For many IoT edge devices, low cost is a key requirement. Therefore, making IoT edge devices smarter by adding machine learning inference must be cost-effective. The main contributor to cost is silicon area, in particular, for high-volume products, so it is important that the processor implementing the machine learning inference minimizes the logic area and uses small memories. In addition, small code size is key to limiting the area of the instruction memory.

Many IoT edge devices are battery-operated and have a tight power budget. This demands a power-efficient processor, measured in uW/MHz, as well as an excellent cycle efficiency so that the processor can be run at a low frequency. Low power consumption is particularly important for IoT edge devices that perform always-on functions such as:

– smart speakers, smartphones, etc. with always-on voice command functions that are “always listening”;

– camera-based devices, performing, for example, face detection or gesture recognition that are “always watching”;

– health and fitness monitoring devices that are “always sensing”.

Such devices typically apply smart techniques to reduce power consumption. For example, an “always listening” device may sample the microphone signal and use simple voice detection techniques to check whether anyone is speaking at all. It then applies the more compute-intensive machine learning inference for recognizing voice commands only when voice activity is detected. A processor must limit power consumption in each of these different states, i.e. voice detection and voice command recognition. For this purpose, it must offer various power management features, including effective sleep modes and power-down modes.

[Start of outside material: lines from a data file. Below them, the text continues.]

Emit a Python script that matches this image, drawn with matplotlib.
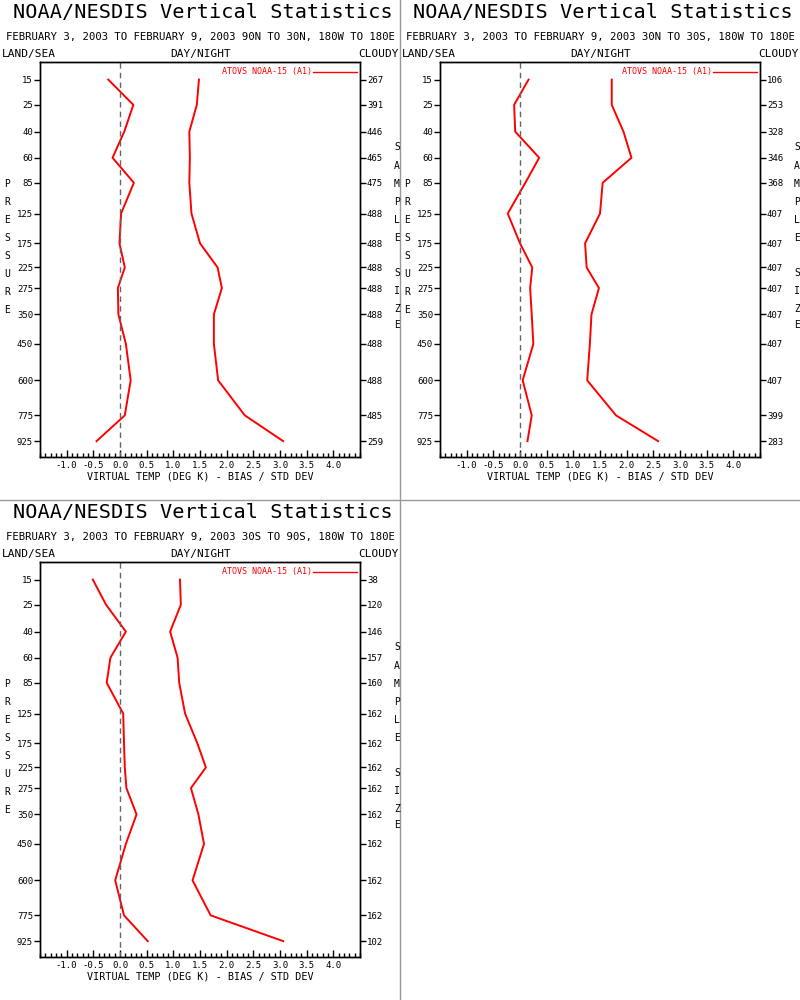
import matplotlib
matplotlib.use('Agg')
from matplotlib import pyplot as plt
from matplotlib.lines import Line2D
from matplotlib.ticker import FixedLocator, MultipleLocator

plt.rcParams['font.family'] = ['DejaVu Sans Mono']

levels = [15, 25, 40, 60, 85, 125, 175, 225, 275, 350, 450, 600, 775, 925]

# 90N to 30N
nh_bias = [-0.22, 0.25, 0.08, -0.14, 0.26, 0.02, -0.01, 0.09, -0.04, -0.03, 0.11, 0.20, 0.09, -0.44]
nh_std = [1.48, 1.44, 1.30, 1.31, 1.30, 1.34, 1.50, 1.83, 1.91, 1.76, 1.76, 1.84, 2.34, 3.06]
nh_count = [267, 391, 446, 465, 475, 488, 488, 488, 488, 488, 488, 488, 485, 259]

# 30N to 30S
tr_bias = [0.16, -0.11, -0.09, 0.36, 0.10, -0.23, 0.0, 0.23, 0.19, 0.22, 0.25, 0.05, 0.22, 0.14]
tr_std = [1.72, 1.72, 1.94, 2.09, 1.55, 1.50, 1.22, 1.25, 1.48, 1.34, 1.31, 1.26, 1.80, 2.59]
tr_count = [106, 253, 328, 346, 368, 407, 407, 407, 407, 407, 407, 407, 399, 283]

# 30S to 90S
sh_bias = [-0.51, -0.26, 0.11, -0.18, -0.25, 0.06, 0.075, 0.09, 0.12, 0.31, 0.11, -0.09, 0.075, 0.52]
sh_std = [1.125, 1.14, 0.94, 1.08, 1.11, 1.22, 1.45, 1.61, 1.33, 1.47, 1.575, 1.36, 1.70, 3.06]
sh_count = [38, 120, 146, 157, 160, 162, 162, 162, 162, 162, 162, 162, 162, 102]

x_ticks = [-1.0, -0.5, 0.0, 0.5, 1.0, 1.5, 2.0, 2.5, 3.0, 3.5, 4.0]

W, H = 800, 1000


def fwd(p):
    return p ** 0.286


def inv(q):
    return q ** (1 / 0.286)


def panel(fig, x0, y0, region, bias, std, count):
    # x0, y0: top-left corner of the panel in pixels
    ax = fig.add_axes([(x0 + 40) / W, 1 - (y0 + 457) / H, 320 / W, 395 / H])
    ax.plot(bias, levels, color='red', linewidth=1.4)
    ax.plot(std, levels, color='red', linewidth=1.4)
    ax.axvline(0, color='#666666', linewidth=1, linestyle=(0, (4, 3)))

    ax.set_yscale('function', functions=(fwd, inv))
    ax.set_ylim(1027, 10)
    ax.set_xlim(-1.5, 4.5)

    ax.set_yticks(levels)
    ax.set_yticklabels([str(v) for v in levels])
    ax.yaxis.set_minor_locator(FixedLocator([]))
    ax.tick_params(axis='y', direction='out', length=4, width=1, labelsize=6.5, pad=1)

    ax.set_xticks(x_ticks)
    ax.set_xticklabels(['%.1f' % v for v in x_ticks])
    ax.xaxis.set_minor_locator(MultipleLocator(0.1))
    ax.tick_params(axis='x', which='major', direction='in', length=5, width=1,
                   labelsize=6.5, pad=3)
    ax.tick_params(axis='x', which='minor', direction='in', length=3, width=1)
    ax.set_xlabel('VIRTUAL TEMP (DEG K) - BIAS / STD DEV', fontsize=7.3, labelpad=1)

    ax2 = ax.twinx()
    ax2.set_yscale('function', functions=(fwd, inv))
    ax2.set_ylim(1027, 10)
    ax2.set_yticks(levels)
    ax2.set_yticklabels([str(v) for v in count])
    ax2.yaxis.set_minor_locator(FixedLocator([]))
    ax2.tick_params(axis='y', direction='out', length=4, width=1, labelsize=6.5, pad=1)

    for a in (ax, ax2):
        for s in a.spines.values():
            s.set_linewidth(1)

    ax.text(0.85, 0.975, 'ATOVS NOAA-15 (A1)', transform=ax.transAxes, color='red',
            fontsize=6, ha='right', va='center')
    ax.add_line(Line2D([0.853, 0.99], [0.975, 0.975], transform=ax.transAxes,
                       color='red', linewidth=1))

    def fx(px):
        return (x0 + px) / W

    def fy(py):
        return 1 - (y0 + py) / H

    fig.text(fx(203), fy(13), 'NOAA/NESDIS Vertical Statistics', fontsize=14.6,
             ha='center', va='center')
    fig.text(fx(200), fy(37),
             'FEBRUARY 3, 2003 TO FEBRUARY 9, 2003 ' + region + ', 180W TO 180E',
             fontsize=7.7, ha='center', va='center')
    fig.text(fx(2), fy(54), 'LAND/SEA', fontsize=8, ha='left', va='center')
    fig.text(fx(201), fy(54), 'DAY/NIGHT', fontsize=8, ha='center', va='center')
    fig.text(fx(399), fy(54), 'CLOUDY', fontsize=8, ha='right', va='center')

    for i, ch in enumerate('PRESSURE'):
        fig.text(fx(7), fy(184 + 18 * i), ch, fontsize=7, ha='center', va='center')
    side = list('SAMPLE') + [''] + list('SIZE')
    ys = [147, 166, 184, 202, 220, 238, 0, 273, 291, 309, 325]
    for ch, yy in zip(side, ys):
        if ch:
            fig.text(fx(397), fy(yy), ch, fontsize=7, ha='center', va='center')


fig = plt.figure(figsize=(8, 10), dpi=100)
panel(fig, 0, 0, '90N TO 30N', nh_bias, nh_std, nh_count)
panel(fig, 400, 0, '30N TO 30S', tr_bias, tr_std, tr_count)
panel(fig, 0, 500, '30S TO 90S', sh_bias, sh_std, sh_count)

fig.add_artist(Line2D([0.5, 0.5], [0, 1], transform=fig.transFigure,
                      color='#999999', linewidth=1))
fig.add_artist(Line2D([0, 1], [0.5, 0.5], transform=fig.transFigure,
                      color='#999999', linewidth=1))

fig.savefig('out.png', dpi=100)
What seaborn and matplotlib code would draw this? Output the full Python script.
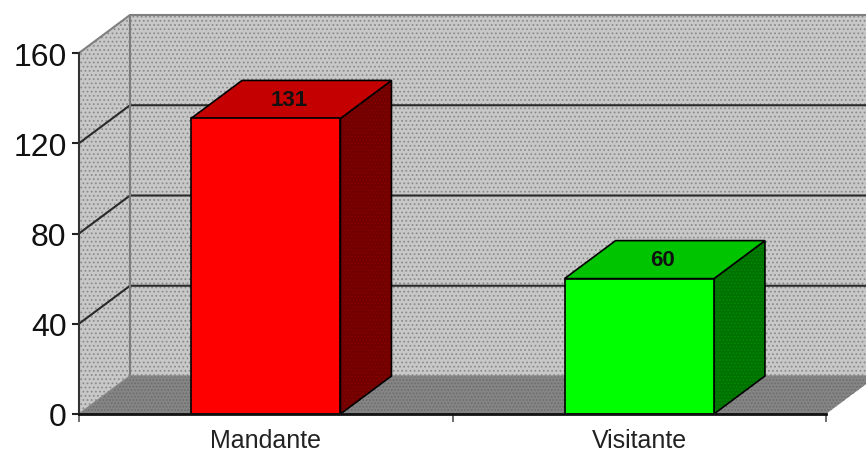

1.3.2. Processor capabilities for low-power machine learning inference

Selecting the right processor is key to achieving high efficiency for the implementation of low/mid-end machine learning inference. In this section, we will describe a number of key capabilities of the DSP-enhanced ARC EM9D processor and illustrate how they can be used to implement neural network processing efficiently.

As described earlier, the dot-product operation on input samples and weights is a dominant computation. The key primitive for implementing the dot product is the multiply-accumulate (MAC) operation, which can be used to incrementally sum up the products of input samples and weights. Vectorization of the MAC operations is an important way to increase the efficiency of neural network processing. Figure 1.5 illustrates two types of vector MAC instructions of the ARC EM9D processor.

Figure 15 Two types of vector MAC instructions of the ARC EM9D processor - фото 7

Figure 1.5. Two types of vector MAC instructions of the ARC EM9D processor

Both of these vector MAC instructions operate on 2x16-bit vector operands. The DMAC instruction on the left is a dual-MAC that can be used to implement a dot product, with A1 and A2 being two neighboring samples from the input map and B1 and B2 being two neighboring weights from the weight kernel. The ARC EM9D processor supports 32-bit accumulators for which an additional eight guard bits can be enabled to avoid overflow. The DMAC operation can effectively be used for weight kernels with an even width, reducing the number of MAC instructions by a factor of two compared to a scalar implementation. However, for weight kernels with an odd width, this instruction is less effective. In such cases, the VMAC instruction, shown on the right in Figure 1.5, can be used to perform two dot-product operations in parallel, accumulating intermediate results into two accumulators. In case the weight kernel “moves” over the input map with a stride of one, A1 and A2 are two neighboring samples from the input map and the value of B1 and B2 is the same weight that is applied to both A1 and A2.